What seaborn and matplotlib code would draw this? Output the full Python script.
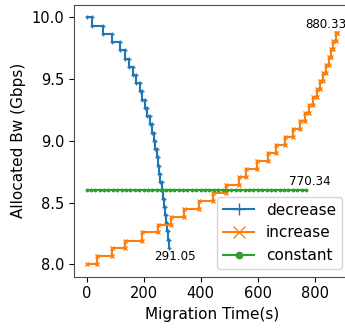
import matplotlib
matplotlib.use("Agg")
import matplotlib.pyplot as plt
import seaborn as sns
import pandas as pd

# ---- data ----
dec_t = [0, 19, 56, 89, 118, 135, 150, 163, 175, 186, 196, 205, 213, 221, 228,
         235, 241, 246, 251, 255, 259, 263, 267, 271, 275, 279, 283, 287, 291.05]
dec_v = [10.0, 9.933, 9.866, 9.8, 9.733, 9.666, 9.6, 9.533, 9.466, 9.4, 9.333,
         9.266, 9.2, 9.133, 9.066, 9.0, 8.933, 8.866, 8.8, 8.733, 8.666, 8.6,
         8.533, 8.466, 8.4, 8.333, 8.266, 8.2, 8.133]

inc_t = [0, 36, 89, 136, 195, 250, 295, 342, 395, 444, 489, 536, 560, 598, 636,
         666, 695, 724, 750, 766, 780, 795, 808, 820, 831, 841, 850, 858, 866,
         874, 880.33]
inc_v = [8.0, 8.064, 8.129, 8.193, 8.258, 8.322, 8.387, 8.451, 8.516, 8.58,
         8.645, 8.709, 8.774, 8.838, 8.903, 8.967, 9.032, 9.096, 9.161, 9.225,
         9.29, 9.354, 9.419, 9.483, 9.548, 9.612, 9.677, 9.741, 9.806, 9.87, 9.87]

const_t = [0, 15.4, 30.8, 46.2, 61.6, 77.0, 92.4, 107.8, 123.2, 138.6, 154.0,
           169.4, 184.8, 200.2, 215.6, 231.0, 246.4, 261.8, 277.2, 292.6, 308.0,
           323.4, 338.8, 354.2, 369.6, 385.0, 400.4, 415.8, 431.2, 446.6, 462.0,
           477.4, 492.8, 508.2, 523.6, 539.0, 554.4, 569.8, 585.2, 600.6, 616.0,
           631.4, 646.8, 662.2, 677.6, 693.0, 708.4, 723.8, 739.2, 754.6, 770.34]
const_v = [8.6, 8.6, 8.6, 8.6, 8.6, 8.6, 8.6, 8.6, 8.6, 8.6, 8.6, 8.6, 8.6,
           8.6, 8.6, 8.6, 8.6, 8.6, 8.6, 8.6, 8.6, 8.6, 8.6, 8.6, 8.6, 8.6,
           8.6, 8.6, 8.6, 8.6, 8.6, 8.6, 8.6, 8.6, 8.6, 8.6, 8.6, 8.6, 8.6,
           8.6, 8.6, 8.6, 8.6, 8.6, 8.6, 8.6, 8.6, 8.6, 8.6, 8.6, 8.6]

series_names = ["decrease", "increase", "constant"]
colors = ["#1f77b4", "#ff7f0e", "#2ca02c"]
markers = ["+", "x", "."]


def step_corners(t, v):
    xs, ys = [], []
    for i in range(len(t) - 1):
        xs += [t[i], t[i + 1]]
        ys += [v[i], v[i]]
    xs.append(t[-1])
    ys.append(v[-1])
    return xs, ys


dx, dy = step_corners(dec_t, dec_v)
ix, iy = step_corners(inc_t, inc_v)
frames = [
    pd.DataFrame({"t": dx, "bw": dy}),
    pd.DataFrame({"t": ix, "bw": iy}),
    pd.DataFrame({"t": const_t, "bw": const_v}),
]

fig = plt.figure(figsize=(3.45, 3.31), dpi=100)
ax = fig.add_axes([74 / 345, 1 - 276.7 / 331, 276 / 345, 271.7 / 331])

for df, name, c, m in zip(frames, series_names, colors, markers):
    sns.lineplot(data=df, x="t", y="bw", ax=ax, estimator=None, sort=False,
                 color=c, marker=m, linewidth=1.5, label=name)

for line, c in zip(ax.lines, colors):
    line.set_markersize(3.5)
    line.set_markeredgecolor(c)
    line.set_markerfacecolor(c)
    line.set_markeredgewidth(1.0)

# end-point annotations
ends = [(dec_t[-1], dec_v[-1], (4, -6.5)),
        (inc_t[-1], inc_v[-1], (-8.6, 6.7)),
        (const_t[-1], const_v[-1], (2.5, 6.5))]
for x, y, off in ends:
    ax.annotate(f"{x:.2f}", xy=(x, y), xytext=off, textcoords="offset points",
                ha="center", va="center", fontsize=8.6)

ax.margins(x=0.05, y=0.05)
ax.set_xlabel("Migration Time(s)", fontsize=11)
ax.set_ylabel("Allocated Bw (Gbps)", fontsize=11)
ax.set_xticks([0, 200, 400, 600, 800])
ax.set_yticks([8.0, 8.5, 9.0, 9.5, 10.0])
ax.set_yticklabels(["8.0", "8.5", "9.0", "9.5", "10.0"])
ax.tick_params(labelsize=10.5)
for s in ax.spines.values():
    s.set_edgecolor("0.3")

ax.legend(loc="lower right", fontsize=11, markerscale=2.6)

fig.savefig("out.png", dpi=100)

---

Say how many lines of the data include the string "matplotlib". Nothing other than the number should be given.

Solution for this task
4